## TASK DIRECTIONS
Gather all lines in the entries below that include the word "Write".
# ENTRIES start
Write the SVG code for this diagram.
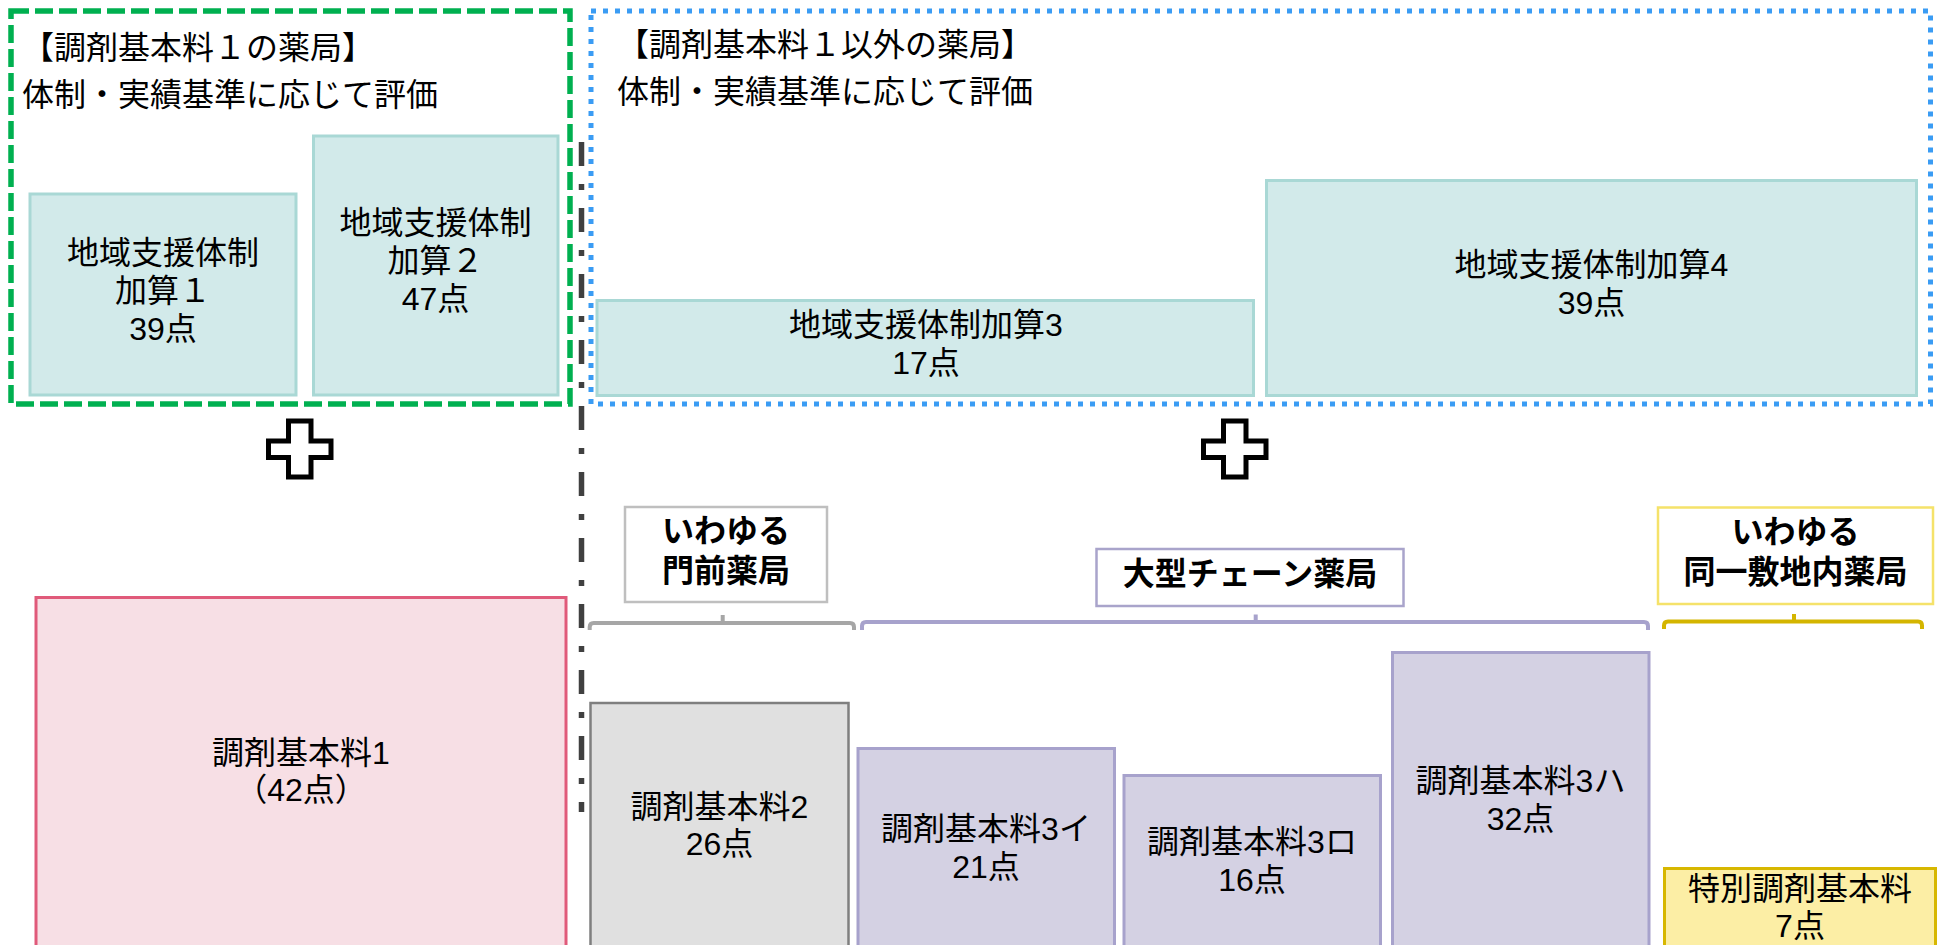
<svg xmlns="http://www.w3.org/2000/svg" width="1949" height="945" viewBox="0 0 1949 945">
<style>
text{font-family:"Liberation Sans","Noto Sans CJK JP",sans-serif;font-size:32px;fill:#000;text-anchor:middle}
.st{text-anchor:start}
.bd{font-weight:bold}
.teal{fill:#D2EAEA;stroke:#A9D8D5;stroke-width:3}
.lav{fill:#D4D1E3;stroke:#A7A2CC;stroke-width:3}
.brk{fill:none;stroke-width:4;stroke-linecap:butt}
.plus{fill:#fff;stroke:#000;stroke-width:5;stroke-linejoin:miter}
</style>
<rect width="1949" height="945" fill="#fff"/>

<g id="group-kihon1">
<rect x="11" y="11" width="559" height="393" fill="none" stroke="#00B050" stroke-width="5.5" stroke-dasharray="18 6"/>
<text class="st" x="22" y="59">【調剤基本料１の薬局】</text>
<text class="st" x="22" y="106">体制・実績基準に応じて評価</text>
</g>

<g id="group-other">
<rect x="591" y="11" width="1339.5" height="393" fill="none" stroke="#3A9CF4" stroke-width="5" stroke-dasharray="5 7"/>
<text class="st" x="617" y="56">【調剤基本料１以外の薬局】</text>
<text class="st" x="617" y="103">体制・実績基準に応じて評価</text>
</g>

<g id="node-kasan1">
<rect class="teal" x="30" y="194" width="266" height="201"/>
<text x="163" y="264">地域支援体制</text>
<text x="163" y="302">加算１</text>
<text x="163" y="340">39点</text>
</g>

<g id="node-kasan2">
<rect class="teal" x="313.5" y="136" width="244.5" height="259"/>
<text x="435.5" y="234">地域支援体制</text>
<text x="435.5" y="272">加算２</text>
<text x="435.5" y="310">47点</text>
</g>

<g id="node-kasan3">
<rect class="teal" x="597" y="300.5" width="656.5" height="95"/>
<text x="926" y="336">地域支援体制加算3</text>
<text x="926" y="374">17点</text>
</g>

<g id="node-kasan4">
<rect class="teal" x="1266.5" y="180.5" width="650" height="215"/>
<text x="1591.5" y="276">地域支援体制加算4</text>
<text x="1591.5" y="314">39点</text>
</g>

<g id="plus-left">
<path class="plus" d="M288.5 421H311V441H331V457.5H311V477H288.5V457.5H268.5V441H288.5Z"/>
</g>
<g id="plus-right">
<path class="plus" transform="translate(935 0)" d="M288.5 421H311V441H331V457.5H311V477H288.5V457.5H268.5V441H288.5Z"/>
</g>

<g id="node-kihon1">
<rect x="36" y="597.5" width="530" height="400" fill="#F7DFE5" stroke="#E05A7A" stroke-width="3"/>
<text x="301" y="764">調剤基本料1</text>
<text x="301" y="801">（42点）</text>
</g>

<g id="label-monzen">
<rect x="625" y="507" width="202" height="95" fill="#fff" stroke="#BFBFBF" stroke-width="2.5"/>
<text class="bd" x="726" y="542">いわゆる</text>
<text class="bd" x="726" y="582">門前薬局</text>
</g>

<g id="label-chain">
<rect x="1096.5" y="549" width="307" height="57" fill="#fff" stroke="#A9A4CB" stroke-width="2.5"/>
<text class="bd" x="1250" y="584.5">大型チェーン薬局</text>
</g>

<g id="label-shikichi">
<rect x="1658" y="507.5" width="275" height="96.5" fill="#fff" stroke="#F5E26A" stroke-width="2.5"/>
<text class="bd" x="1795.5" y="543">いわゆる</text>
<text class="bd" x="1795.5" y="583">同一敷地内薬局</text>
</g>

<g id="node-kihon2">
<rect x="590.5" y="703" width="258" height="300" fill="#E0E0E0" stroke="#7F7F7F" stroke-width="2.5"/>
<text x="719.5" y="818">調剤基本料2</text>
<text x="719.5" y="854.5">26点</text>
</g>

<g id="node-kihon3i">
<rect class="lav" x="858" y="748.5" width="256.5" height="300"/>
<text x="986" y="839.5">調剤基本料3イ</text>
<text x="986" y="878">21点</text>
</g>

<g id="node-kihon3ro">
<rect class="lav" x="1124" y="775.5" width="256.5" height="300"/>
<text x="1252" y="853">調剤基本料3ロ</text>
<text x="1252" y="891">16点</text>
</g>

<g id="node-kihon3ha">
<rect class="lav" x="1392.5" y="652.5" width="256.5" height="400"/>
<text x="1520.5" y="792">調剤基本料3ハ</text>
<text x="1520.5" y="829.5">32点</text>
</g>

<g id="node-tokubetsu">
<rect x="1664.5" y="868.5" width="271" height="200" fill="#FCEEA5" stroke="#D7B700" stroke-width="3"/>
<text x="1800" y="899.5">特別調剤基本料</text>
<text x="1800" y="937">7点</text>
</g>

<g id="connectors">
<line x1="581.5" y1="142" x2="581.5" y2="812" stroke="#404040" stroke-width="5.5" stroke-dasharray="24 18 6 18"/>
<path class="brk" stroke="#A6A6A6" d="M589.7 630V627Q589.7 623 593.7 623H850Q854 623 854 627V630M722.7 623V615"/>
<path class="brk" stroke="#A7A2CC" d="M862 630V626Q862 622 866 622H1644Q1648 622 1648 626V630M1255.7 622V614.5"/>
<path class="brk" stroke="#D4B500" d="M1664 629V625.5Q1664 621.5 1668 621.5H1918Q1922 621.5 1922 625.5V629M1794 621.5V614"/>
</g>
</svg>
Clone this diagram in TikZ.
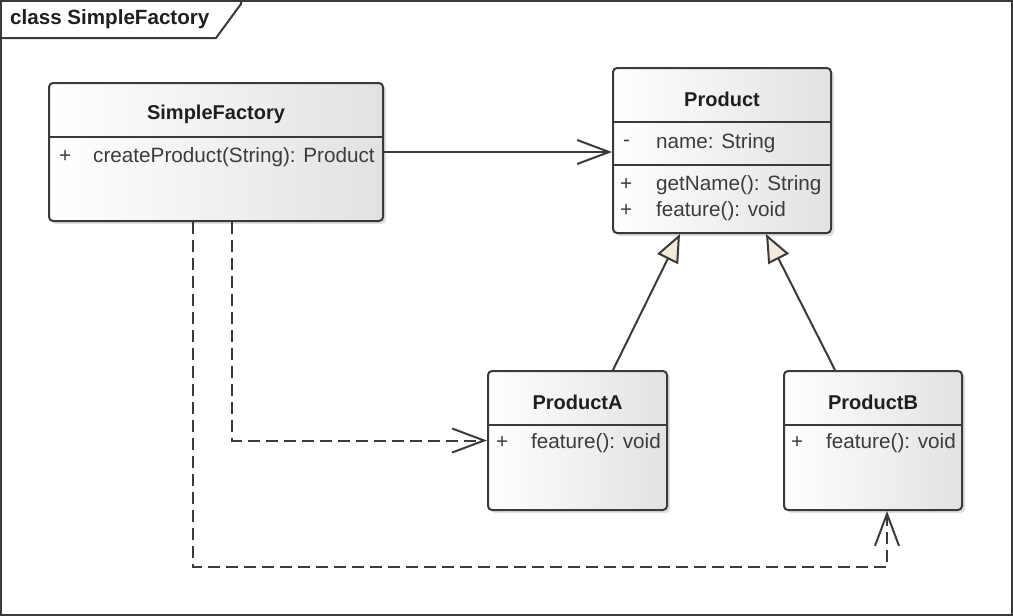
\documentclass[tikz,border=0pt]{standalone}
\usepackage{fontspec}
\setmainfont{Liberation Sans}
\usetikzlibrary{arrows.meta,shadows,calc}
\definecolor{edge}{HTML}{3A3A3A}
\definecolor{txt}{HTML}{3C3C3C}
\definecolor{cream}{HTML}{F2EADB}
\definecolor{boxr}{HTML}{E2E2E2}
\begin{document}
\begin{tikzpicture}[x=1pt,y=-1pt,
  cls/.style={draw=edge, line width=2pt, rounded corners=4pt, left color=white, right color=boxr,
    drop shadow={shadow xshift=3pt, shadow yshift=-3pt, opacity=0.25}, inner sep=0pt},
  ttl/.style={font=\fontsize{20}{24}\selectfont\bfseries, text=black!88, inner sep=0pt},
  mem/.style={font=\fontsize{20.7}{24}\selectfont, text=txt, anchor=west, inner sep=0pt},
  ln/.style={draw=edge, line width=2pt},
  assoc/.style={ln, -{Straight Barb[length=32pt,width=24pt]}},
  dep/.style={assoc, dash pattern=on 12pt off 6pt},
  gen/.style={ln, -{Triangle[length=28pt,width=23pt,fill=cream]}}
]
\useasboundingbox (0,0) rectangle (1013,616);
% frame
\draw[ln] (1,1) rectangle (1012,615);
\draw[ln] (1,38) -- (216,38) -- (241,4) -- (241,1);
\node[ttl, anchor=west, font=\fontsize{20.6}{24}\selectfont\bfseries] (frame) at (10,19) {class SimpleFactory};

% SimpleFactory
\node[cls, minimum width=334pt, minimum height=138pt] (sf) at (216,152) {};
\draw[ln] (sf.west |- 0,137) -- (sf.east |- 0,137);
\node[ttl] (sft) at (216,114) {SimpleFactory};
\node[mem] (sfp) at (59,157) {+};
\node[mem] (sfm) at (93,157) {createProduct(String): Product};

% Product
\node[cls, minimum width=218pt, minimum height=165pt] (prod) at (722,150.5) {};
\draw[ln] (prod.west |- 0,122) -- (prod.east |- 0,122);
\draw[ln] (prod.west |- 0,165) -- (prod.east |- 0,165);
\node[ttl] (prodt) at (722,99) {Product};
\node[mem] (pa1) at (623,143) {-};
\node[mem] (pa2) at (656,143) {name: String};
\node[mem] (pm1) at (620,185) {+};
\node[mem] (pm2) at (656,185) {getName(): String};
\node[mem] (pm3) at (620,211) {+};
\node[mem] (pm4) at (656,211) {feature(): void};

% ProductA
\node[cls, minimum width=179pt, minimum height=139pt] (pa) at (577.5,440.5) {};
\draw[ln] (pa.west |- 0,425) -- (pa.east |- 0,425);
\node[ttl] (pat) at (577.5,402) {ProductA};
\node[mem] (pap) at (496,443) {+};
\node[mem] (pam) at (531,443) {feature(): void};

% ProductB
\node[cls, minimum width=178pt, minimum height=139pt] (pb) at (873,440.5) {};
\draw[ln] (pb.west |- 0,425) -- (pb.east |- 0,425);
\node[ttl] (pbt) at (873,402) {ProductB};
\node[mem] (pbp) at (791,443) {+};
\node[mem] (pbm) at (826,443) {feature(): void};

% connectors
\draw[assoc] (sf.east) -- (sf.east -| prod.west);
\draw[gen] ($(pa.north)+(35.5,0)$) -- ($(prod.south)+(-42,0)$);
\draw[gen] ($(pb.north)+(-38,0)$) -- ($(prod.south)+(44,0)$);
\draw[dep] ($(sf.south)+(16,0)$) |- (pa.west);
\draw[dep] ($(sf.south)+(-23,0)$) -- ++(0,345) -| ($(pb.south)+(14,0)$);
\end{tikzpicture}
\end{document}
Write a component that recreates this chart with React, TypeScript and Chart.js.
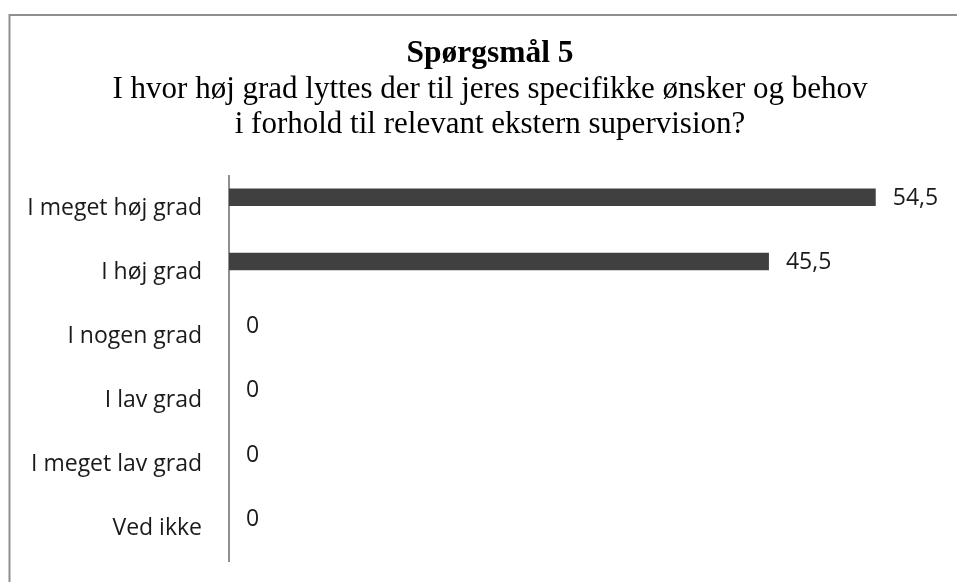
# ENTRIES end
## TASK RESPONSE
Write the SVG code for this diagram.
Write a component that recreates this chart with React, TypeScript and Chart.js.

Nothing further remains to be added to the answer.